> [Aim]
In your copy, leave out the pictures; write out all the data exactly.

> [Dataset extract]
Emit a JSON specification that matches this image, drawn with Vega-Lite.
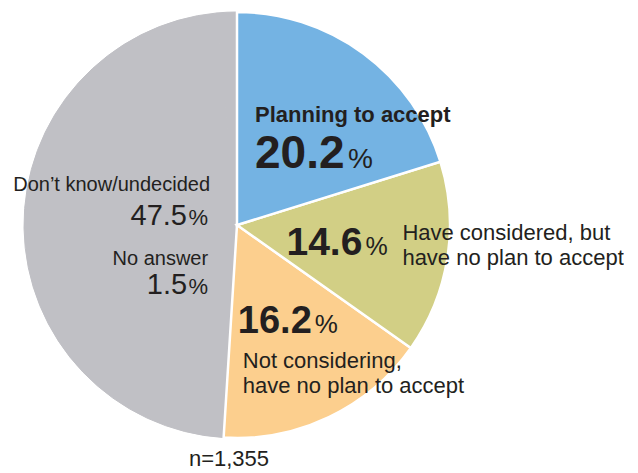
{
  "$schema": "https://vega.github.io/schema/vega-lite/v6.json",
  "width": 474,
  "height": 450,
  "padding": 0,
  "background": "white",
  "config": {"view": {"stroke": null}, "text": {"font": "Liberation Sans", "fill": "#231f20"}},
  "data": {"values": [
    {"category": "Planning to accept", "value": 20.2, "order": 1, "lines": ["Planning to accept"]},
    {"category": "Have considered, but have no plan to accept", "value": 14.6, "order": 2, "lines": ["Have considered, but", "have no plan to accept"]},
    {"category": "Not considering, have no plan to accept", "value": 16.2, "order": 3, "lines": ["Not considering,", "have no plan to accept"]},
    {"category": "Don’t know/undecided", "value": 47.5, "order": 4, "lines": ["Don’t know/undecided"]},
    {"category": "No answer", "value": 1.5, "order": 5, "lines": ["No answer"]}
  ]},
  "transform": [
    {"window": [{"op": "sum", "field": "value", "as": "v1"}], "sort": [{"field": "order"}], "frame": [null, 0]},
    {"calculate": "datum.v1 - datum.value", "as": "v0"},
    {"calculate": "(datum.v0 + datum.v1) / 2", "as": "mid"}
  ],
  "layer": [
    {
      "mark": {"type": "arc", "outerRadius": 213},
      "encoding": {
        "theta": {"field": "v0", "type": "quantitative", "scale": {"domain": [0, 100]}},
        "theta2": {"field": "v1"},
        "color": {"field": "category", "type": "nominal", "legend": null,
          "scale": {"domain": ["Planning to accept", "Have considered, but have no plan to accept", "Not considering, have no plan to accept", "Don’t know/undecided", "No answer"],
                    "range": ["#74b3e3", "#d2cf85", "#fccf8e", "#c0c0c5", "#c0c0c5"]}},
        "stroke": {"condition": {"test": "datum.order >= 4", "value": "#c0c0c5"}, "value": "white"},
        "strokeWidth": {"condition": {"test": "datum.order >= 4", "value": 1}, "value": 2.5},
        "order": {"field": "order", "sort": "descending"}
      }
    },
    {
      "transform": [{"filter": "datum.order == 1"}],
      "mark": {"type": "text", "radius": 140, "align": "left", "baseline": "alphabetic", "dx": -65, "dy": 10, "fontSize": 22, "fontWeight": "bold"},
      "encoding": {"theta": {"field": "mid", "type": "quantitative", "scale": {"domain": [0, 100]}}, "text": {"field": "lines"}}
    },
    {
      "transform": [{"filter": "datum.order == 1"}],
      "mark": {"type": "text", "radius": 140, "align": "left", "baseline": "alphabetic", "dx": -65, "dy": 56, "fontSize": 46, "fontWeight": "bold"},
      "encoding": {"theta": {"field": "mid", "type": "quantitative", "scale": {"domain": [0, 100]}}, "text": {"field": "value", "type": "quantitative", "format": ".1f"}}
    },
    {
      "transform": [{"filter": "datum.order == 1"}],
      "mark": {"type": "text", "radius": 140, "align": "left", "baseline": "alphabetic", "dx": 28, "dy": 56, "fontSize": 28, "text": "%"},
      "encoding": {"theta": {"field": "mid", "type": "quantitative", "scale": {"domain": [0, 100]}}}
    },
    {
      "transform": [{"filter": "datum.order == 2"}],
      "mark": {"type": "text", "radius": 130, "align": "right", "baseline": "alphabetic", "dx": -3, "dy": 10, "fontSize": 39, "fontWeight": "bold"},
      "encoding": {"theta": {"field": "mid", "type": "quantitative", "scale": {"domain": [0, 100]}}, "text": {"field": "value", "type": "quantitative", "format": ".1f"}}
    },
    {
      "transform": [{"filter": "datum.order == 2"}],
      "mark": {"type": "text", "radius": 130, "align": "left", "baseline": "alphabetic", "dx": 0, "dy": 10, "fontSize": 25, "text": "%"},
      "encoding": {"theta": {"field": "mid", "type": "quantitative", "scale": {"domain": [0, 100]}}}
    },
    {
      "transform": [{"filter": "datum.order == 2"}],
      "mark": {"type": "text", "radius": 130, "align": "left", "baseline": "alphabetic", "dx": 37, "dy": -5, "fontSize": 22, "lineHeight": 25},
      "encoding": {"theta": {"field": "mid", "type": "quantitative", "scale": {"domain": [0, 100]}}, "text": {"field": "lines"}}
    },
    {
      "transform": [{"filter": "datum.order == 3"}],
      "mark": {"type": "text", "radius": 120, "align": "right", "baseline": "alphabetic", "dx": 23, "dy": 0, "fontSize": 38, "fontWeight": "bold"},
      "encoding": {"theta": {"field": "mid", "type": "quantitative", "scale": {"domain": [0, 100]}}, "text": {"field": "value", "type": "quantitative", "format": ".1f"}}
    },
    {
      "transform": [{"filter": "datum.order == 3"}],
      "mark": {"type": "text", "radius": 120, "align": "left", "baseline": "alphabetic", "dx": 26, "dy": 0, "fontSize": 26, "text": "%"},
      "encoding": {"theta": {"field": "mid", "type": "quantitative", "scale": {"domain": [0, 100]}}}
    },
    {
      "transform": [{"filter": "datum.order == 3"}],
      "mark": {"type": "text", "radius": 120, "align": "left", "baseline": "alphabetic", "dx": -46, "dy": 35, "fontSize": 22, "lineHeight": 25},
      "encoding": {"theta": {"field": "mid", "type": "quantitative", "scale": {"domain": [0, 100]}}, "text": {"field": "lines"}}
    },
    {
      "transform": [{"filter": "datum.order == 4"}],
      "mark": {"type": "text", "radius": 30, "align": "right", "baseline": "alphabetic", "dx": 3, "dy": -34, "fontSize": 20},
      "encoding": {"theta": {"field": "mid", "type": "quantitative", "scale": {"domain": [0, 100]}}, "text": {"field": "lines"}}
    },
    {
      "transform": [{"filter": "datum.order == 4"}],
      "mark": {"type": "text", "radius": 30, "align": "right", "baseline": "alphabetic", "dx": -20, "dy": 0, "fontSize": 29},
      "encoding": {"theta": {"field": "mid", "type": "quantitative", "scale": {"domain": [0, 100]}}, "text": {"field": "value", "type": "quantitative", "format": ".1f"}}
    },
    {
      "transform": [{"filter": "datum.order == 4"}],
      "mark": {"type": "text", "radius": 30, "align": "right", "baseline": "alphabetic", "dx": 1, "dy": 0, "fontSize": 22, "text": "%"},
      "encoding": {"theta": {"field": "mid", "type": "quantitative", "scale": {"domain": [0, 100]}}}
    },
    {
      "transform": [{"filter": "datum.order == 5"}],
      "mark": {"type": "text", "radius": 30, "align": "right", "baseline": "alphabetic", "dx": 1, "dy": 37, "fontSize": 20},
      "encoding": {"theta": {"datum": 73.4, "type": "quantitative", "scale": {"domain": [0, 100]}}, "text": {"field": "lines"}}
    },
    {
      "transform": [{"filter": "datum.order == 5"}],
      "mark": {"type": "text", "radius": 30, "align": "right", "baseline": "alphabetic", "dx": -20, "dy": 66, "fontSize": 29},
      "encoding": {"theta": {"datum": 73.4, "type": "quantitative", "scale": {"domain": [0, 100]}}, "text": {"field": "value", "type": "quantitative", "format": ".1f"}}
    },
    {
      "transform": [{"filter": "datum.order == 5"}],
      "mark": {"type": "text", "radius": 30, "align": "right", "baseline": "alphabetic", "dx": 1, "dy": 66, "fontSize": 22, "text": "%"},
      "encoding": {"theta": {"datum": 73.4, "type": "quantitative", "scale": {"domain": [0, 100]}}}
    },
    {
      "transform": [{"filter": "datum.order == 1"}],
      "mark": {"type": "text", "radius": 245, "align": "center", "baseline": "alphabetic", "dx": -8, "dy": -4, "fontSize": 22, "text": "n=1,355"},
      "encoding": {"theta": {"datum": 50, "type": "quantitative", "scale": {"domain": [0, 100]}}}
    }
  ]
}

> [Answer to this problem]
Emit a JSON specification that matches this image, drawn with Vega-Lite.
{
  "$schema": "https://vega.github.io/schema/vega-lite/v6.json",
  "width": 474,
  "height": 450,
  "padding": 0,
  "background": "white",
  "config": {"view": {"stroke": null}, "text": {"font": "Liberation Sans", "fill": "#231f20"}},
  "data": {"values": [
    {"category": "Planning to accept", "value": 20.2, "order": 1, "lines": ["Planning to accept"]},
    {"category": "Have considered, but have no plan to accept", "value": 14.6, "order": 2, "lines": ["Have considered, but", "have no plan to accept"]},
    {"category": "Not considering, have no plan to accept", "value": 16.2, "order": 3, "lines": ["Not considering,", "have no plan to accept"]},
    {"category": "Don’t know/undecided", "value": 47.5, "order": 4, "lines": ["Don’t know/undecided"]},
    {"category": "No answer", "value": 1.5, "order": 5, "lines": ["No answer"]}
  ]},
  "transform": [
    {"window": [{"op": "sum", "field": "value", "as": "v1"}], "sort": [{"field": "order"}], "frame": [null, 0]},
    {"calculate": "datum.v1 - datum.value", "as": "v0"},
    {"calculate": "(datum.v0 + datum.v1) / 2", "as": "mid"}
  ],
  "layer": [
    {
      "mark": {"type": "arc", "outerRadius": 213},
      "encoding": {
        "theta": {"field": "v0", "type": "quantitative", "scale": {"domain": [0, 100]}},
        "theta2": {"field": "v1"},
        "color": {"field": "category", "type": "nominal", "legend": null,
          "scale": {"domain": ["Planning to accept", "Have considered, but have no plan to accept", "Not considering, have no plan to accept", "Don’t know/undecided", "No answer"],
                    "range": ["#74b3e3", "#d2cf85", "#fccf8e", "#c0c0c5", "#c0c0c5"]}},
        "stroke": {"condition": {"test": "datum.order >= 4", "value": "#c0c0c5"}, "value": "white"},
        "strokeWidth": {"condition": {"test": "datum.order >= 4", "value": 1}, "value": 2.5},
        "order": {"field": "order", "sort": "descending"}
      }
    },
    {
      "transform": [{"filter": "datum.order == 1"}],
      "mark": {"type": "text", "radius": 140, "align": "left", "baseline": "alphabetic", "dx": -65, "dy": 10, "fontSize": 22, "fontWeight": "bold"},
      "encoding": {"theta": {"field": "mid", "type": "quantitative", "scale": {"domain": [0, 100]}}, "text": {"field": "lines"}}
    },
    {
      "transform": [{"filter": "datum.order == 1"}],
      "mark": {"type": "text", "radius": 140, "align": "left", "baseline": "alphabetic", "dx": -65, "dy": 56, "fontSize": 46, "fontWeight": "bold"},
      "encoding": {"theta": {"field": "mid", "type": "quantitative", "scale": {"domain": [0, 100]}}, "text": {"field": "value", "type": "quantitative", "format": ".1f"}}
    },
    {
      "transform": [{"filter": "datum.order == 1"}],
      "mark": {"type": "text", "radius": 140, "align": "left", "baseline": "alphabetic", "dx": 28, "dy": 56, "fontSize": 28, "text": "%"},
      "encoding": {"theta": {"field": "mid", "type": "quantitative", "scale": {"domain": [0, 100]}}}
    },
    {
      "transform": [{"filter": "datum.order == 2"}],
      "mark": {"type": "text", "radius": 130, "align": "right", "baseline": "alphabetic", "dx": -3, "dy": 10, "fontSize": 39, "fontWeight": "bold"},
      "encoding": {"theta": {"field": "mid", "type": "quantitative", "scale": {"domain": [0, 100]}}, "text": {"field": "value", "type": "quantitative", "format": ".1f"}}
    },
    {
      "transform": [{"filter": "datum.order == 2"}],
      "mark": {"type": "text", "radius": 130, "align": "left", "baseline": "alphabetic", "dx": 0, "dy": 10, "fontSize": 25, "text": "%"},
      "encoding": {"theta": {"field": "mid", "type": "quantitative", "scale": {"domain": [0, 100]}}}
    },
    {
      "transform": [{"filter": "datum.order == 2"}],
      "mark": {"type": "text", "radius": 130, "align": "left", "baseline": "alphabetic", "dx": 37, "dy": -5, "fontSize": 22, "lineHeight": 25},
      "encoding": {"theta": {"field": "mid", "type": "quantitative", "scale": {"domain": [0, 100]}}, "text": {"field": "lines"}}
    },
    {
      "transform": [{"filter": "datum.order == 3"}],
      "mark": {"type": "text", "radius": 120, "align": "right", "baseline": "alphabetic", "dx": 23, "dy": 0, "fontSize": 38, "fontWeight": "bold"},
      "encoding": {"theta": {"field": "mid", "type": "quantitative", "scale": {"domain": [0, 100]}}, "text": {"field": "value", "type": "quantitative", "format": ".1f"}}
    },
    {
      "transform": [{"filter": "datum.order == 3"}],
      "mark": {"type": "text", "radius": 120, "align": "left", "baseline": "alphabetic", "dx": 26, "dy": 0, "fontSize": 26, "text": "%"},
      "encoding": {"theta": {"field": "mid", "type": "quantitative", "scale": {"domain": [0, 100]}}}
    },
    {
      "transform": [{"filter": "datum.order == 3"}],
      "mark": {"type": "text", "radius": 120, "align": "left", "baseline": "alphabetic", "dx": -46, "dy": 35, "fontSize": 22, "lineHeight": 25},
      "encoding": {"theta": {"field": "mid", "type": "quantitative", "scale": {"domain": [0, 100]}}, "text": {"field": "lines"}}
    },
    {
      "transform": [{"filter": "datum.order == 4"}],
      "mark": {"type": "text", "radius": 30, "align": "right", "baseline": "alphabetic", "dx": 3, "dy": -34, "fontSize": 20},
      "encoding": {"theta": {"field": "mid", "type": "quantitative", "scale": {"domain": [0, 100]}}, "text": {"field": "lines"}}
    },
    {
      "transform": [{"filter": "datum.order == 4"}],
      "mark": {"type": "text", "radius": 30, "align": "right", "baseline": "alphabetic", "dx": -20, "dy": 0, "fontSize": 29},
      "encoding": {"theta": {"field": "mid", "type": "quantitative", "scale": {"domain": [0, 100]}}, "text": {"field": "value", "type": "quantitative", "format": ".1f"}}
    },
    {
      "transform": [{"filter": "datum.order == 4"}],
      "mark": {"type": "text", "radius": 30, "align": "right", "baseline": "alphabetic", "dx": 1, "dy": 0, "fontSize": 22, "text": "%"},
      "encoding": {"theta": {"field": "mid", "type": "quantitative", "scale": {"domain": [0, 100]}}}
    },
    {
      "transform": [{"filter": "datum.order == 5"}],
      "mark": {"type": "text", "radius": 30, "align": "right", "baseline": "alphabetic", "dx": 1, "dy": 37, "fontSize": 20},
      "encoding": {"theta": {"datum": 73.4, "type": "quantitative", "scale": {"domain": [0, 100]}}, "text": {"field": "lines"}}
    },
    {
      "transform": [{"filter": "datum.order == 5"}],
      "mark": {"type": "text", "radius": 30, "align": "right", "baseline": "alphabetic", "dx": -20, "dy": 66, "fontSize": 29},
      "encoding": {"theta": {"datum": 73.4, "type": "quantitative", "scale": {"domain": [0, 100]}}, "text": {"field": "value", "type": "quantitative", "format": ".1f"}}
    },
    {
      "transform": [{"filter": "datum.order == 5"}],
      "mark": {"type": "text", "radius": 30, "align": "right", "baseline": "alphabetic", "dx": 1, "dy": 66, "fontSize": 22, "text": "%"},
      "encoding": {"theta": {"datum": 73.4, "type": "quantitative", "scale": {"domain": [0, 100]}}}
    },
    {
      "transform": [{"filter": "datum.order == 1"}],
      "mark": {"type": "text", "radius": 245, "align": "center", "baseline": "alphabetic", "dx": -8, "dy": -4, "fontSize": 22, "text": "n=1,355"},
      "encoding": {"theta": {"datum": 50, "type": "quantitative", "scale": {"domain": [0, 100]}}}
    }
  ]
}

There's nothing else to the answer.